Dr. April Miller of Morehead, Ky., lived that paradox when Kim Davis refused to grant her a marriage license. Miller recently told Church & State why she decided to take the matter to court.
“We went to get our marriage license in Rowan County because we are residents here,” Miller, a professor of special education at Morehead State University, said. “This is where we have lived, worked, played, volunteered, voted and paid our taxes for exactly nine years.
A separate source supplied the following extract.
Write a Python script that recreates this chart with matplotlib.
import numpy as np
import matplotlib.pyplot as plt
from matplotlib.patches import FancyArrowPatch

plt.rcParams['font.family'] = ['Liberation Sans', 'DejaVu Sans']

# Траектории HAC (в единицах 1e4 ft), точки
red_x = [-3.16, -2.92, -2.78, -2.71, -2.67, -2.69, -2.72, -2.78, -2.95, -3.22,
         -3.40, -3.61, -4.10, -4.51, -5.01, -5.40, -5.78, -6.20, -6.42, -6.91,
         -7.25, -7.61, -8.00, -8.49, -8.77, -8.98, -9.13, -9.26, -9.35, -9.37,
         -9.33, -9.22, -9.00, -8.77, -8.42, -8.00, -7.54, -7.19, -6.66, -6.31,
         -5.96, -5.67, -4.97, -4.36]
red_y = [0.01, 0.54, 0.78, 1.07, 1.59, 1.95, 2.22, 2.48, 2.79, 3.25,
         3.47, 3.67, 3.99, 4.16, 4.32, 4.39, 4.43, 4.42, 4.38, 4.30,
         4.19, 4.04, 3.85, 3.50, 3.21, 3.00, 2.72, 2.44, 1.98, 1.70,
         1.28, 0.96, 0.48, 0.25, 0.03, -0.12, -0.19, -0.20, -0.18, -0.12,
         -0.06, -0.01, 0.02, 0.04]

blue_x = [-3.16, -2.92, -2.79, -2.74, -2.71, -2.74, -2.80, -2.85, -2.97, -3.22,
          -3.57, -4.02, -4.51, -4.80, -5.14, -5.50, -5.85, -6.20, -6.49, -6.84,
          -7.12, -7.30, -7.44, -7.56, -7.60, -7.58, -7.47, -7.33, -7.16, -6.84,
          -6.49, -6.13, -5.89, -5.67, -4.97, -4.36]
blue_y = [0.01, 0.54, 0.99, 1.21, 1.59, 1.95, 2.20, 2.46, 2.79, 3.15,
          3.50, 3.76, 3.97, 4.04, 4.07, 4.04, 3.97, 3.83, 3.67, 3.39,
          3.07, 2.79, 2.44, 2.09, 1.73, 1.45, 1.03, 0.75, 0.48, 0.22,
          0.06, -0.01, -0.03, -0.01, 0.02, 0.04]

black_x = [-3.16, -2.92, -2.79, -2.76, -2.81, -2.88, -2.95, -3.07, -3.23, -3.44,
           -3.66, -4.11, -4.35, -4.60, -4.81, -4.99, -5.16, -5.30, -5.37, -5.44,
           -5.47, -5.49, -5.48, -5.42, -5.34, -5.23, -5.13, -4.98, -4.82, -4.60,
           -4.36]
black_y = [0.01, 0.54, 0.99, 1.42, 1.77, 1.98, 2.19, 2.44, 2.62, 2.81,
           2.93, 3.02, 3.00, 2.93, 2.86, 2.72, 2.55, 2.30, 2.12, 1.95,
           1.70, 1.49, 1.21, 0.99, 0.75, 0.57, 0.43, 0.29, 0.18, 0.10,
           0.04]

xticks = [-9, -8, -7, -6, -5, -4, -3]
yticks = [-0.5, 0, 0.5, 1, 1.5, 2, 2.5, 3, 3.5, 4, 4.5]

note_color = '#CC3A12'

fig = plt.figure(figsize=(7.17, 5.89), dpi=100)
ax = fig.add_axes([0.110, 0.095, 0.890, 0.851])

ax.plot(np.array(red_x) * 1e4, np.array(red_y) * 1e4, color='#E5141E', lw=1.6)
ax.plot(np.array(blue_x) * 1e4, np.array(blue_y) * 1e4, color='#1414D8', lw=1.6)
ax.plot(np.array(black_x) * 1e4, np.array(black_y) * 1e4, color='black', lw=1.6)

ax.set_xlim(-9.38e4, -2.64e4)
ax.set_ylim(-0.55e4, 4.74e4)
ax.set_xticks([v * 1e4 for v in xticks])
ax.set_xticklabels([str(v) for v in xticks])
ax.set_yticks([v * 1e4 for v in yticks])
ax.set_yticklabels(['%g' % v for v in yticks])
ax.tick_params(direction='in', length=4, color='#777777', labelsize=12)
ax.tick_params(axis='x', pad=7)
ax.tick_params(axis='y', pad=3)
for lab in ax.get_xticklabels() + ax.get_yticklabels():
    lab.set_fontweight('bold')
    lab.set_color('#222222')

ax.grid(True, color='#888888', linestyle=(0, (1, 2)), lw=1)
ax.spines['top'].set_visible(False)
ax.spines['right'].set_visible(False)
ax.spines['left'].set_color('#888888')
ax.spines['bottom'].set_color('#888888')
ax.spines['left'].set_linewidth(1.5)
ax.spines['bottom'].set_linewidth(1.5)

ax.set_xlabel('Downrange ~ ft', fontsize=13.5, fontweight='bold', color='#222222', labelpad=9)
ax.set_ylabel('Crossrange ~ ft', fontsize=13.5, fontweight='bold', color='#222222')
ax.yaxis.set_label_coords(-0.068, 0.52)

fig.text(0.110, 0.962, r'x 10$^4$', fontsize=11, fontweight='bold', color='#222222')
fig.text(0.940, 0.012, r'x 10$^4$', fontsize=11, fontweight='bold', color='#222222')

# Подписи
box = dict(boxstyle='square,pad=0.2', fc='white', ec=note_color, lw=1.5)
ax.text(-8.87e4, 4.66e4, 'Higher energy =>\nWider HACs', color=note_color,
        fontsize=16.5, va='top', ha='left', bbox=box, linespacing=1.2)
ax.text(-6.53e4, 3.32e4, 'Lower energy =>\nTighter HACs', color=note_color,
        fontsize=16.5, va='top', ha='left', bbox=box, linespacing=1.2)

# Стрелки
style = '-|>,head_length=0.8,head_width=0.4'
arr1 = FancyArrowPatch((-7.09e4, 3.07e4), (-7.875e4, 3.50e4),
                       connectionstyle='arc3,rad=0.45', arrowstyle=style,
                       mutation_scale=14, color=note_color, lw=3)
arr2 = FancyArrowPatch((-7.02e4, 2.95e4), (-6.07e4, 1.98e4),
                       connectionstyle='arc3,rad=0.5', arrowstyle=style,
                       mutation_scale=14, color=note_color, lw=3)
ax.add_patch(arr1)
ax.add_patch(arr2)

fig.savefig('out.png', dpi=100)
This is our community.”
She explained that she and her fiancée, Karen Roberts, had originally planned to marry in July but were unable to do so thanks to Kim Davis.
“We had seen the news that our county clerk was not issuing marriage licenses to anyone,” Miller said. “This report made me quite angry, and I found it incredible that after the wait for this ruling, someone who was opposed to it would block my right to purchase a marriage license.”
Miller turned to the ACLU, and in short order, she and Roberts became one of four plaintiff couples. On Sept. 4, Miller and Roberts finally received their marriage license and are in the process of planning their wedding. The matter is settled – for now.
Most Rowan County deputy clerks are willing to issue licenses to same-sex couples, and Bunning has ordered Kim Davis not to interfere. But she might violate the court’s order again.
When Davis returned to work after her imprisonment, she allowed deputy clerks to issue licenses. But she also claimed that those licenses might be invalid because they lack her signature; she has also continued to press her case in court. (The situation remained unsettled as this issue of Church & State went to press.)
Americans United Executive Director Barry W. Lynn said Kim Davis should return to jail if she continues to deny same-sex couples their rights.
“Davis believes her religious beliefs give her the right to tell others what to do,” Lynn remarked. “Her efforts to pose as a ‘religious freedom’ martyr are laughable. If she really believes she can’t do her job, she ought to do the honorable thing and resign.”